Īvande Manor (Īvandes muižas pils), also called Lielīvande Manor (Schloß Groß-Iwanden), is a manor house in Īvande parish in Kuldīga municipality in the historical region of Courland, in western Latvia.

== History ==
The manor Groß-Iwanden was created by the merger of several small estates. In the middle of the 16th century the estate was owned by the family of Rudolf Steinrat. The property remained in the Steinrat family for three generations and was enlarged by them. In 1643 it was sold to Hofmarschall Christof von Sacken. In 1646 the property was sold again, this time to Dettlof von Tiesenhausen. The estate was inherited in 1690 by Ernst Gotthard von Manteuffel-Szoege. There being no heirs, the property was sold in 1750 to Friedrich Johann von Schlippenbach on Gaicken, and Muischazeem. In 1821 property was sold to Peter von Medem. In 1853 the estate was resold to Baron Eduard von Heyking. The property remained was subsequently in the possession of the Heyking family until its expropriation in 1920.
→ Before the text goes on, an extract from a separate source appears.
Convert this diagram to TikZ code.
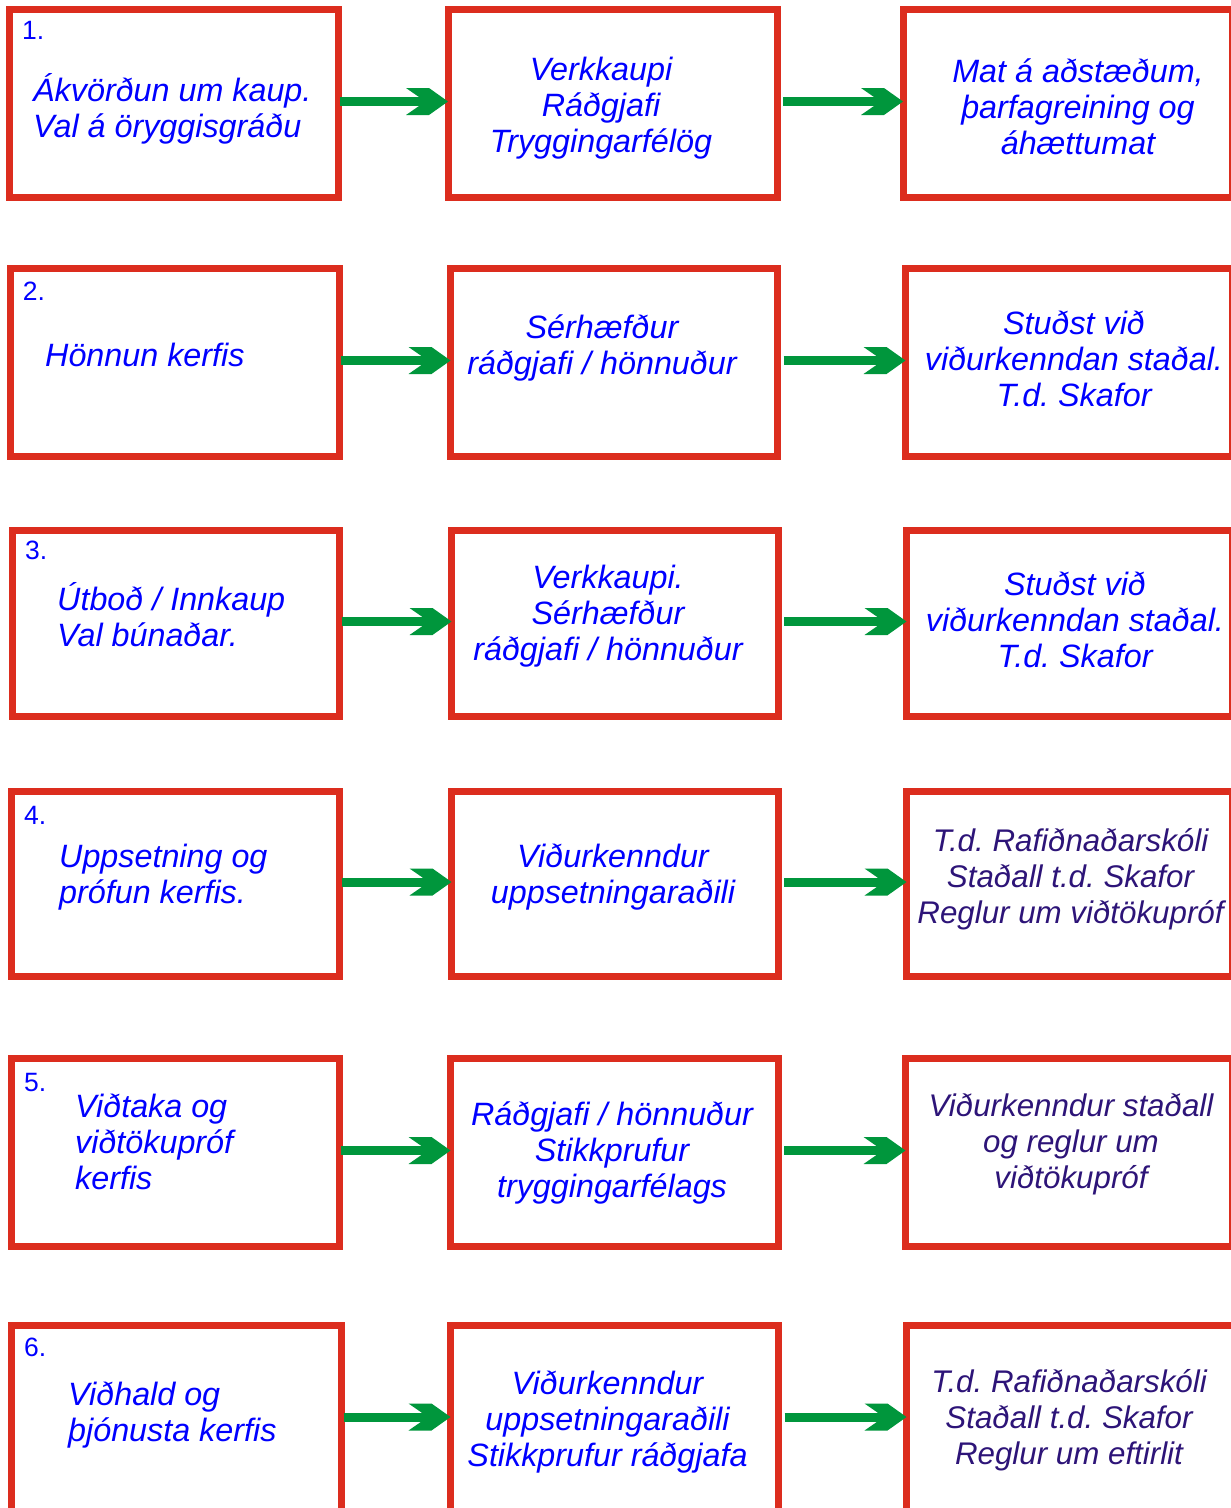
\documentclass[tikz,border=0pt]{standalone}
\usepackage{fontspec}
\setmainfont{Liberation Sans}
\usetikzlibrary{arrows.meta,fit}
\definecolor{boxred}{RGB}{220,45,30}
\definecolor{arrgreen}{RGB}{0,150,60}
\definecolor{txtblue}{RGB}{0,0,255}
\definecolor{txtindigo}{RGB}{45,20,120}
\pgfdeclarearrow{
  name = Chev,
  parameters = {},
  setup code = {
    \pgfarrowssettipend{0pt}
    \pgfarrowssetbackend{-42pt}
    \pgfarrowssetlineend{-28pt}
    \pgfarrowshullpoint{0pt}{0pt}
    \pgfarrowsupperhullpoint{-42pt}{13.5pt}
  },
  drawing code = {
    \pgfpathmoveto{\pgfqpoint{0pt}{0pt}}
    \pgfpathlineto{\pgfqpoint{-19pt}{13.5pt}}
    \pgfpathlineto{\pgfqpoint{-42pt}{13.5pt}}
    \pgfpathlineto{\pgfqpoint{-29pt}{4.5pt}}
    \pgfpathlineto{\pgfqpoint{-29pt}{-4.5pt}}
    \pgfpathlineto{\pgfqpoint{-42pt}{-13.5pt}}
    \pgfpathlineto{\pgfqpoint{-19pt}{-13.5pt}}
    \pgfpathclose
    \pgfusepathqfill
  }
}
\tikzset{
  box/.style={draw=boxred, line width=7pt, inner sep=0pt, outer sep=0pt, fit={#1}},
  conn/.style={color=arrgreen, line width=9pt, -{Chev}},
  ctext/.style={font=\fontsize{32.3}{36}\selectfont\itshape\frenchspacing, inner sep=0pt, align=center, text=txtblue, anchor=base},
  ltext/.style={ctext, align=left, anchor=base west},
  itext/.style={ctext, font=\fontsize{31.3}{35.6}\selectfont\itshape\frenchspacing, text=txtindigo},
  num/.style={font=\fontsize{26.5}{30}\selectfont, text=txtblue, inner sep=0pt, anchor=base west},
}
\begin{document}
\begin{tikzpicture}[x=1pt, y=-1pt]
\path[use as bounding box, fill=white] (0,0) rectangle (1231,1508);
% boxes
\node[box={(9.5,9.5) (338,197.5)}] (r1c1) {};
\node[box={(448,9.5) (777,197.5)}] (r1c2) {};
\node[box={(903,9.5) (1232,197.5)}] (r1c3) {};
\node[box={(10.5,268.5) (339,456.5)}] (r2c1) {};
\node[box={(450.5,268.5) (777.5,456.5)}] (r2c2) {};
\node[box={(905.5,268.5) (1232,456.5)}] (r2c3) {};
\node[box={(12,530.5) (339.5,716.5)}] (r3c1) {};
\node[box={(451.5,530.5) (778,716.5)}] (r3c2) {};
\node[box={(906.5,530.5) (1232,716.5)}] (r3c3) {};
\node[box={(11.5,791.5) (339.5,976.5)}] (r4c1) {};
\node[box={(451.5,791.5) (778,976.5)}] (r4c2) {};
\node[box={(906.5,791.5) (1232,976.5)}] (r4c3) {};
\node[box={(11.5,1058.5) (339,1246.5)}] (r5c1) {};
\node[box={(450.5,1058.5) (778,1246.5)}] (r5c2) {};
\node[box={(905.5,1058.5) (1232,1246.5)}] (r5c3) {};
\node[box={(11.5,1325.5) (341.5,1512.5)}] (r6c1) {};
\node[box={(450.5,1325.5) (778.5,1512.5)}] (r6c2) {};
\node[box={(906.5,1325.5) (1234.5,1512.5)}] (r6c3) {};
% arrows
\foreach \r in {1,...,6}{
  \draw[conn, shorten <=2pt] ([yshift=2pt]r\r c1.east) -- ([yshift=2pt]r\r c2.west);
  \draw[conn, shorten <=6pt] ([yshift=2pt]r\r c2.east) -- ([yshift=2pt]r\r c3.west);
}
% row 1 (anchors at the baseline of the last line)
\node[num] (n1) at (22,39.3) {1.};
\node[ltext] (t1a) at (33,137) {Ákvörðun um kaup.\\Val á öryggisgráðu};
\node[ctext] (t1b) at (601,152) {Verkkaupi\\Ráðgjafi\\Tryggingarfélög};
\node[ctext] (t1c) at (1078,154) {Mat á aðstæðum,\\þarfagreining og\\áhættumat};
% row 2
\node[num] (n2) at (22.7,300) {2.};
\node[ltext] (t2a) at (45,366.5) {Hönnun kerfis};
\node[ctext] (t2b) at (602,374) {Sérhæfður\\ráðgjafi / hönnuður};
\node[ctext] (t2c) at (1074,406) {Stuðst við\\viðurkenndan staðal.\\T.d. Skafor};
% row 3
\node[num] (n3) at (25,559.5) {3.};
\node[ltext] (t3a) at (57,646) {Útboð / Innkaup\\Val búnaðar.};
\node[ctext] (t3b) at (608,660) {Verkkaupi.\\Sérhæfður\\ráðgjafi / hönnuður};
\node[ctext] (t3c) at (1075,667) {Stuðst við\\viðurkenndan staðal.\\T.d. Skafor};
% row 4
\node[num] (n4) at (24,824.5) {4.};
\node[ltext] (t4a) at (59,903) {Uppsetning og\\prófun kerfis.};
\node[ctext] (t4b) at (613,903) {Viðurkenndur\\uppsetningaraðili};
\node[itext] (t4c) at (1070.5,923) {T.d. Rafiðnaðarskóli\\Staðall t.d. Skafor\\Reglur um viðtökupróf};
% row 5
\node[num] (n5) at (24,1091.5) {5.};
\node[ltext] (t5a) at (75,1189) {Viðtaka og\\viðtökupróf\\kerfis};
\node[ctext] (t5b) at (612,1197) {Ráðgjafi / hönnuður\\Stikkprufur\\tryggingarfélags};
\node[itext] (t5c) at (1071,1188) {Viðurkenndur staðall\\og reglur um\\viðtökupróf};
% row 6
\node[num] (n6) at (24,1356.7) {6.};
\node[ltext] (t6a) at (68,1441) {Viðhald og\\þjónusta kerfis};
\node[ctext] (t6b) at (607.5,1466) {Viðurkenndur\\uppsetningaraðili\\Stikkprufur ráðgjafa};
\node[itext] (t6c) at (1069,1464) {T.d. Rafiðnaðarskóli\\Staðall t.d. Skafor\\Reglur um eftirlit};
\end{tikzpicture}
\end{document}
The present house was built as a neoclassical building around 1860 to designs by the architect Theodor Zeiler. On the park side, there is a huge portico supported by two free-standing and two imposing massive colossal Ionic columns. The main building was destroyed by fire in 1905, but rebuilt in 1912–1913. The manor house and its extensive park is now in very good condition and in use as a youth hostel.